● GIVEN REQUEST: Give back the full listing, character for character, with no pictures.
_ _ _
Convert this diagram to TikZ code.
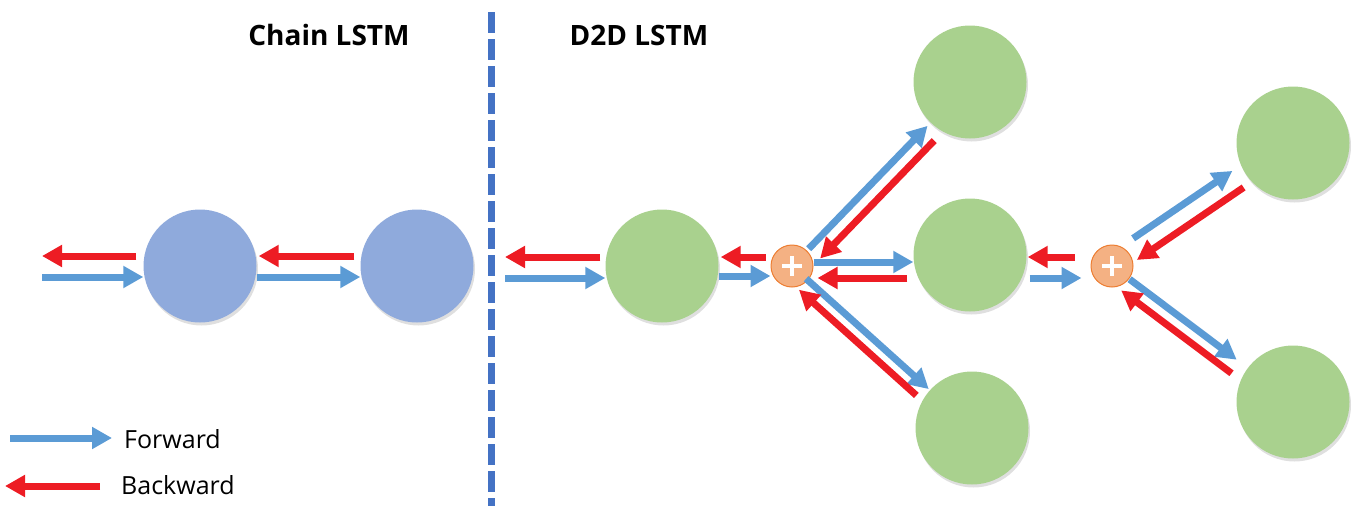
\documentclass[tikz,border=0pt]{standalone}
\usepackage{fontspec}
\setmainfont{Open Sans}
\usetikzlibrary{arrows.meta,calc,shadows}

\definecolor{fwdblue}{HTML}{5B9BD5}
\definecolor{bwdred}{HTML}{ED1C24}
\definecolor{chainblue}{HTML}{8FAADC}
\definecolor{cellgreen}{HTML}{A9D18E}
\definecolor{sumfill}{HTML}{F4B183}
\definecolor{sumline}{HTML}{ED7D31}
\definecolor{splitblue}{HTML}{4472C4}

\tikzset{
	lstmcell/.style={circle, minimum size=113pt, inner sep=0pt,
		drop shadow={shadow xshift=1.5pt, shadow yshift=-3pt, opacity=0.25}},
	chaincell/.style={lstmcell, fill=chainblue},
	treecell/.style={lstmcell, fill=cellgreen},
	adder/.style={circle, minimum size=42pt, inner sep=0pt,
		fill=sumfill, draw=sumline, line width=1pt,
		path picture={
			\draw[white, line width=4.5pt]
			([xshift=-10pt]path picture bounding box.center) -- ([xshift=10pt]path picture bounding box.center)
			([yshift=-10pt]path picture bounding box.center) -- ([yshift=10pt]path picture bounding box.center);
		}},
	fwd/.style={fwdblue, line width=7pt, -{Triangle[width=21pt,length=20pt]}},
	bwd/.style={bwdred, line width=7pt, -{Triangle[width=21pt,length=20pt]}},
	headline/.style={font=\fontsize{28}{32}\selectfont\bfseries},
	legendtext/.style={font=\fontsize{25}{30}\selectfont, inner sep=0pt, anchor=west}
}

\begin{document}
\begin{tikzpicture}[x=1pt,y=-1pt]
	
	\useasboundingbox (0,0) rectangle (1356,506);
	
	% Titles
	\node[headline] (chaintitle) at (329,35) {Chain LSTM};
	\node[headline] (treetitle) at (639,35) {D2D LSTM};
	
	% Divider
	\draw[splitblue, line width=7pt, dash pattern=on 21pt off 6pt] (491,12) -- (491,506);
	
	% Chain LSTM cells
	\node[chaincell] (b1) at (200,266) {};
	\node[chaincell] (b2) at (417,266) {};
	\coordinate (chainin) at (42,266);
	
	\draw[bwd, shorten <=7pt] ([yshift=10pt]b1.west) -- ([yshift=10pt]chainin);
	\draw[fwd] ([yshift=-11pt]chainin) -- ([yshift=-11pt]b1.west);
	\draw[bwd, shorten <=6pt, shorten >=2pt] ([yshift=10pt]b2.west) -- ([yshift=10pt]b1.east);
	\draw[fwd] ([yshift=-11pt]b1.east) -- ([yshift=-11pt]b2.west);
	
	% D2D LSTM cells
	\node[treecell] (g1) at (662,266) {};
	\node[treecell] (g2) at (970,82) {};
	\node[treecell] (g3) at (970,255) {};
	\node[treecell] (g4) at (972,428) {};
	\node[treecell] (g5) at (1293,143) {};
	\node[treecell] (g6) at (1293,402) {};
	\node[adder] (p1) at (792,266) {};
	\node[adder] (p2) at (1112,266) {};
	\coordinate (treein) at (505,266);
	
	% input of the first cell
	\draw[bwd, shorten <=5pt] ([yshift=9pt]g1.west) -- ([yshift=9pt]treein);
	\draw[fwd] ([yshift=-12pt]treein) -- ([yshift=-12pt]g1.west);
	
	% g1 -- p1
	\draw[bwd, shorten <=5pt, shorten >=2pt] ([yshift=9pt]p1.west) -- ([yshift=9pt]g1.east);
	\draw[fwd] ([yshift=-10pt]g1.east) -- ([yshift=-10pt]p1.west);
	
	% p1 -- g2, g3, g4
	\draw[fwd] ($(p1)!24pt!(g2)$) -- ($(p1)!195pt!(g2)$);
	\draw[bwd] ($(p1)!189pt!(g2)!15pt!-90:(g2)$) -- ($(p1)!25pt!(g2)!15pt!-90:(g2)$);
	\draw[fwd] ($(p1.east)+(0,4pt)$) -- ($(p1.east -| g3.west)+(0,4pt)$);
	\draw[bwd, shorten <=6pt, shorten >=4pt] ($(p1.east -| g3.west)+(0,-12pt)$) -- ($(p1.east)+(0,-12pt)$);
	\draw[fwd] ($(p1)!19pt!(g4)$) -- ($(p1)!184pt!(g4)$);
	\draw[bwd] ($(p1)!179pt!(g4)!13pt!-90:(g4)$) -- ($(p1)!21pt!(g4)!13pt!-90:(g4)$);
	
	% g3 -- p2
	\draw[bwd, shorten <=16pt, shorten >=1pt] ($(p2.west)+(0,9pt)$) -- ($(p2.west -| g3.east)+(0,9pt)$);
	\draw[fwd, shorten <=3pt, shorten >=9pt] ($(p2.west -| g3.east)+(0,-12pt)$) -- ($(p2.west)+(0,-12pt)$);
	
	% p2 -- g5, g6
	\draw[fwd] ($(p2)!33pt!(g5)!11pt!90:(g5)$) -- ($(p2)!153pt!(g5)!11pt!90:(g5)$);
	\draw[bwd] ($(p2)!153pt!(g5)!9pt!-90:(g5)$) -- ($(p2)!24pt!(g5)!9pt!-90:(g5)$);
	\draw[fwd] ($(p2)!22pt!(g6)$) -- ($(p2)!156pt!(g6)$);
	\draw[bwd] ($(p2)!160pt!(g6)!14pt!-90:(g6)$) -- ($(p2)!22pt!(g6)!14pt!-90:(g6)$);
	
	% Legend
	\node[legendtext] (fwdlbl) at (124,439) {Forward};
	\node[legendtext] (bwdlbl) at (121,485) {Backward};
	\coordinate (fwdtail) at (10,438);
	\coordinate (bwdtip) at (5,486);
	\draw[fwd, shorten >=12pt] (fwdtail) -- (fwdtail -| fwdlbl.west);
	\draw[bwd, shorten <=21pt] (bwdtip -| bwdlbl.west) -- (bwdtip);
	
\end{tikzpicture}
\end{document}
_ _ _
● WRITTEN SOLUTION:
Convert this diagram to TikZ code.
\documentclass[tikz,border=0pt]{standalone}
\usepackage{fontspec}
\setmainfont{Open Sans}
\usetikzlibrary{arrows.meta,calc,shadows}

\definecolor{fwdblue}{HTML}{5B9BD5}
\definecolor{bwdred}{HTML}{ED1C24}
\definecolor{chainblue}{HTML}{8FAADC}
\definecolor{cellgreen}{HTML}{A9D18E}
\definecolor{sumfill}{HTML}{F4B183}
\definecolor{sumline}{HTML}{ED7D31}
\definecolor{splitblue}{HTML}{4472C4}

\tikzset{
	lstmcell/.style={circle, minimum size=113pt, inner sep=0pt,
		drop shadow={shadow xshift=1.5pt, shadow yshift=-3pt, opacity=0.25}},
	chaincell/.style={lstmcell, fill=chainblue},
	treecell/.style={lstmcell, fill=cellgreen},
	adder/.style={circle, minimum size=42pt, inner sep=0pt,
		fill=sumfill, draw=sumline, line width=1pt,
		path picture={
			\draw[white, line width=4.5pt]
			([xshift=-10pt]path picture bounding box.center) -- ([xshift=10pt]path picture bounding box.center)
			([yshift=-10pt]path picture bounding box.center) -- ([yshift=10pt]path picture bounding box.center);
		}},
	fwd/.style={fwdblue, line width=7pt, -{Triangle[width=21pt,length=20pt]}},
	bwd/.style={bwdred, line width=7pt, -{Triangle[width=21pt,length=20pt]}},
	headline/.style={font=\fontsize{28}{32}\selectfont\bfseries},
	legendtext/.style={font=\fontsize{25}{30}\selectfont, inner sep=0pt, anchor=west}
}

\begin{document}
\begin{tikzpicture}[x=1pt,y=-1pt]
	
	\useasboundingbox (0,0) rectangle (1356,506);
	
	% Titles
	\node[headline] (chaintitle) at (329,35) {Chain LSTM};
	\node[headline] (treetitle) at (639,35) {D2D LSTM};
	
	% Divider
	\draw[splitblue, line width=7pt, dash pattern=on 21pt off 6pt] (491,12) -- (491,506);
	
	% Chain LSTM cells
	\node[chaincell] (b1) at (200,266) {};
	\node[chaincell] (b2) at (417,266) {};
	\coordinate (chainin) at (42,266);
	
	\draw[bwd, shorten <=7pt] ([yshift=10pt]b1.west) -- ([yshift=10pt]chainin);
	\draw[fwd] ([yshift=-11pt]chainin) -- ([yshift=-11pt]b1.west);
	\draw[bwd, shorten <=6pt, shorten >=2pt] ([yshift=10pt]b2.west) -- ([yshift=10pt]b1.east);
	\draw[fwd] ([yshift=-11pt]b1.east) -- ([yshift=-11pt]b2.west);
	
	% D2D LSTM cells
	\node[treecell] (g1) at (662,266) {};
	\node[treecell] (g2) at (970,82) {};
	\node[treecell] (g3) at (970,255) {};
	\node[treecell] (g4) at (972,428) {};
	\node[treecell] (g5) at (1293,143) {};
	\node[treecell] (g6) at (1293,402) {};
	\node[adder] (p1) at (792,266) {};
	\node[adder] (p2) at (1112,266) {};
	\coordinate (treein) at (505,266);
	
	% input of the first cell
	\draw[bwd, shorten <=5pt] ([yshift=9pt]g1.west) -- ([yshift=9pt]treein);
	\draw[fwd] ([yshift=-12pt]treein) -- ([yshift=-12pt]g1.west);
	
	% g1 -- p1
	\draw[bwd, shorten <=5pt, shorten >=2pt] ([yshift=9pt]p1.west) -- ([yshift=9pt]g1.east);
	\draw[fwd] ([yshift=-10pt]g1.east) -- ([yshift=-10pt]p1.west);
	
	% p1 -- g2, g3, g4
	\draw[fwd] ($(p1)!24pt!(g2)$) -- ($(p1)!195pt!(g2)$);
	\draw[bwd] ($(p1)!189pt!(g2)!15pt!-90:(g2)$) -- ($(p1)!25pt!(g2)!15pt!-90:(g2)$);
	\draw[fwd] ($(p1.east)+(0,4pt)$) -- ($(p1.east -| g3.west)+(0,4pt)$);
	\draw[bwd, shorten <=6pt, shorten >=4pt] ($(p1.east -| g3.west)+(0,-12pt)$) -- ($(p1.east)+(0,-12pt)$);
	\draw[fwd] ($(p1)!19pt!(g4)$) -- ($(p1)!184pt!(g4)$);
	\draw[bwd] ($(p1)!179pt!(g4)!13pt!-90:(g4)$) -- ($(p1)!21pt!(g4)!13pt!-90:(g4)$);
	
	% g3 -- p2
	\draw[bwd, shorten <=16pt, shorten >=1pt] ($(p2.west)+(0,9pt)$) -- ($(p2.west -| g3.east)+(0,9pt)$);
	\draw[fwd, shorten <=3pt, shorten >=9pt] ($(p2.west -| g3.east)+(0,-12pt)$) -- ($(p2.west)+(0,-12pt)$);
	
	% p2 -- g5, g6
	\draw[fwd] ($(p2)!33pt!(g5)!11pt!90:(g5)$) -- ($(p2)!153pt!(g5)!11pt!90:(g5)$);
	\draw[bwd] ($(p2)!153pt!(g5)!9pt!-90:(g5)$) -- ($(p2)!24pt!(g5)!9pt!-90:(g5)$);
	\draw[fwd] ($(p2)!22pt!(g6)$) -- ($(p2)!156pt!(g6)$);
	\draw[bwd] ($(p2)!160pt!(g6)!14pt!-90:(g6)$) -- ($(p2)!22pt!(g6)!14pt!-90:(g6)$);
	
	% Legend
	\node[legendtext] (fwdlbl) at (124,439) {Forward};
	\node[legendtext] (bwdlbl) at (121,485) {Backward};
	\coordinate (fwdtail) at (10,438);
	\coordinate (bwdtip) at (5,486);
	\draw[fwd, shorten >=12pt] (fwdtail) -- (fwdtail -| fwdlbl.west);
	\draw[bwd, shorten <=21pt] (bwdtip -| bwdlbl.west) -- (bwdtip);
	
\end{tikzpicture}
\end{document}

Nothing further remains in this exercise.